Much like the practice of making to-do lists, I tend to leave TODO comments while I am writing code, noting areas that should be cleaned up or need improvement. Yet, after reading this article, I started to notice some patterns. I tended to complete the “easy” items first, there was no prioritization mechanism, and ultimately, some of them would get left behind and forgotten.
In Daniel’s article, he suggests “living in your calendar” instead of creating a standard to-do list. By living in your calendar, you deliberately schedule to-do items and allocate a specific amount of time to accomplish them.
So I asked myself, how could I apply Daniel’s suggestion to TODO comments?
TODO Comments Are Just Comments
TODO comments can be very helpful when you want to highlight areas of a codebase that need improvement but don’t have time to do so. Some IDEs offer features that find the TODO comments in your project to create a list for you (sound familiar?).
The biggest issue with TODO comments is just that: They’re only comments. Comments, without a large amount of maintenance overhead, tend to become stale and misleading. There’s no amount of static analysis that will keep comments up-to-date with the current state of a codebase. TODO comments are no different.
What’s the Solution?
Am I saying that you shouldn’t write TODO comments? Absolutely not!
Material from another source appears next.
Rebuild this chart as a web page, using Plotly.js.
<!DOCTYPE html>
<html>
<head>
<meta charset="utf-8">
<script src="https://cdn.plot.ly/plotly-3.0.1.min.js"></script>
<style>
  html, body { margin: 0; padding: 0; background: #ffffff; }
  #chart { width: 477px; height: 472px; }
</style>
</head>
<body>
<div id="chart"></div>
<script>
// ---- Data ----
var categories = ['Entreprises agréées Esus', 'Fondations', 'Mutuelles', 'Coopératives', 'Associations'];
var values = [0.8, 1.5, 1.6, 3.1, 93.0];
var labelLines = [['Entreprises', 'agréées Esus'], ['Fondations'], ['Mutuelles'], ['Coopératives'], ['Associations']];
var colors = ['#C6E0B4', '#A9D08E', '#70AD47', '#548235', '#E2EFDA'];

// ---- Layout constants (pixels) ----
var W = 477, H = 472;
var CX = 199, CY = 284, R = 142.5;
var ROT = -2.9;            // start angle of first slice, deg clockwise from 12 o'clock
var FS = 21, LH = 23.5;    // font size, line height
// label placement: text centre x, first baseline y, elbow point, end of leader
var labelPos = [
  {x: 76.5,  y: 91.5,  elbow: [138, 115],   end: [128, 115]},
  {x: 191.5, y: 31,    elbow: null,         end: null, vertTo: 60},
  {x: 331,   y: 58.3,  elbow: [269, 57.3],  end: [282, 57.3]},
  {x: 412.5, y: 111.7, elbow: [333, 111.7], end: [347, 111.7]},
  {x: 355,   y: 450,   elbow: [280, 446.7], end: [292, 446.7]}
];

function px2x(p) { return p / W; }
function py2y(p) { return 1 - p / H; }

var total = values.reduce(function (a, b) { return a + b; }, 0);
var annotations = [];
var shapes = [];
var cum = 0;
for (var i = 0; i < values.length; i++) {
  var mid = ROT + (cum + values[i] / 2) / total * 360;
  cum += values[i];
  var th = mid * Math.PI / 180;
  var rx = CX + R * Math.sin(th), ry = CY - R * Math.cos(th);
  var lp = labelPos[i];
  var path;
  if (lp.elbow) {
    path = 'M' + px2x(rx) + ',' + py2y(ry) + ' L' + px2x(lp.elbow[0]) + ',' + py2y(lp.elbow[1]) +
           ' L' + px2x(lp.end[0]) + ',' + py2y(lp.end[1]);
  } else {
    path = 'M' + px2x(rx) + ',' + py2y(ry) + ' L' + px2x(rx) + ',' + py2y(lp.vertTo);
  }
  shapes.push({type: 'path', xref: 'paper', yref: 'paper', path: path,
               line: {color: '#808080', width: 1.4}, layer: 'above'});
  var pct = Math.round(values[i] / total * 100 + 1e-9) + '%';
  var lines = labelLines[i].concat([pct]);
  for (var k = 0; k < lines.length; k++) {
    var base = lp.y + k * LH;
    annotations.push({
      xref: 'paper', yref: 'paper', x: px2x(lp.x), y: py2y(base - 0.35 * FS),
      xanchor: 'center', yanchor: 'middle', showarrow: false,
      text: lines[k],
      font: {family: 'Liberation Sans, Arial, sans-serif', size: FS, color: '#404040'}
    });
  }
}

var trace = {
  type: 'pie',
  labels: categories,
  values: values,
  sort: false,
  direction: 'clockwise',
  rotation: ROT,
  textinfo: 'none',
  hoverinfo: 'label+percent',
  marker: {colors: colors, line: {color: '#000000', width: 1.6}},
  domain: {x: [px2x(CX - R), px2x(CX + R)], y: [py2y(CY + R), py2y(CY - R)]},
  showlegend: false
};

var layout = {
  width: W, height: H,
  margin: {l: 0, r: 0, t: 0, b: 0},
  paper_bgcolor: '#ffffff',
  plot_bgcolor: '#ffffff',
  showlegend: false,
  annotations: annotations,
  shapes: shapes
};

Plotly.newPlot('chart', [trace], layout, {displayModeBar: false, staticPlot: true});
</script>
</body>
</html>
I write them all the time, especially while I’m in the middle of developing a new feature.
What I suggest is that you use another tool that is better at tracking these sorts of things: a backlog.
What better to-do list tool is there in the software development profession? A backlog is a detailed, prioritized to-do list that software teams use to complete features for a project. Stories in a backlog tend to stay more up-to-date than comments in a code base, which reduces the possibility of them becoming stale or misleading.
If TODO comments indicate missing functionality or code base improvements that should be completed at a later date, they can be converted into a new story in the backlog. Whether it’s a complex refactor or additional test coverage, each action item can be added to the backlog and prioritized by the team.
So next time you’re submitting/reviewing a pull request and notice a TODO comment, don’t leave it in your code base. Add it as a story in your backlog instead.
It’s good that you mentioned that they’re useful inside of developing a feature. I try to use them, too, when stopping to fix/improve something is going to break my productive flow, but I want to make sure I come back to it before the feature ships.
Not allowing TODOs to make it into a feature’s merge as a matter of policy is a really good way to make sure we don’t accumulate TODO cruft, I’ve found. Converting them into backlog items is an excellent way to deal with those that are too big or inappropriate to address inside our current work.
I feel the same way about TODO comments and use them all the time. I use imdone.io, a tool I created to get them into the backlog. I’d love to hear what you think.
That looks awesome, Jesse! I’ll have to try it out on a side project in the near future.